Вообще с каждым годом всё сложнее заглядывать в папки со школьными фотографиями. Так многих людей уже с нами нет. А с каждым годом их будет только больше. И... замечаю, что я выискиваю глазами только тех, кого уже нет, а остальные будто идут фоном, но потом тоже будут идти под меткой "как я это удалю? уже нет этой девочки/мальчика". Со взрослыми как-то иначе это... мне почему-то кажется, что они со мной теперь всегда. С детьми это не так работает...
Радует, что с годами вспоминаются не какие-то острые моменты (счастья или трагедии), а какие-то бытовые мелочи, лица людей, с которыми не вышло ни любви, ни дружбы... но память всё это вытягивает словно многократным "зумом", приближает, увеличивает, подсвечивает... делает значимым и важным.
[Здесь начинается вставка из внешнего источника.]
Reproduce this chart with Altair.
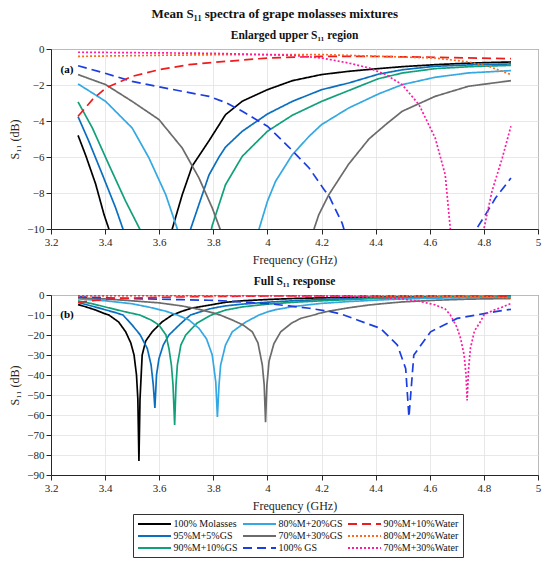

Наверное, для меня это одно из безусловных преимуществ возраста. Вот морщины меня пока только расстраивают. А какие-то внутренние вещи - радуют. Хотя... недавно ведь жаловалась подруге - как хорошо в юности! Рубишь с плеча (хочется написать слитно: как? сплеча! - прямо просится) и говоришь, что думаешь. А сейчас взвешиваешь, помалкиваешь, побаиваешься порой, терпишь, терпишь, терпишь... любишь. Как родитель терпит, когда малыш неловкими кулачками тянет тебя за волосы, размахивает и попадает по лицу... но ты терпеливо ловишь эти кулачки, целуешь и даже не замечаешь неудобств.
Вспомнила разговор Фионы и Мораса. Он ей объяснял, что в жизни есть такие необратимые точки, которые можно как звёзды нанести на карту... соединить - получатся созвездия.
"-Там были какие-то важные для тебя моменты... когда ты понял, что больше не будешь изучать филологию. И день, когда ты понял, что твой брат тебя не любит. Там было что-то ещё, но, прости, я забыла..."
Побег куманики, Лена Элтанг
P.S. Ужинаем с подругой, вдруг я спрашиваю:
-Что ты думаешь про Бетельгейзе?
-Ну... я надеюсь, что она ещё светит. Хочется верить.
-Вот и я надеюсь. Что она ещё посветит какое-то время, погорит, поживёт...
В общем, хочется верить, что ещё поживём, погреем, посветим друг другу.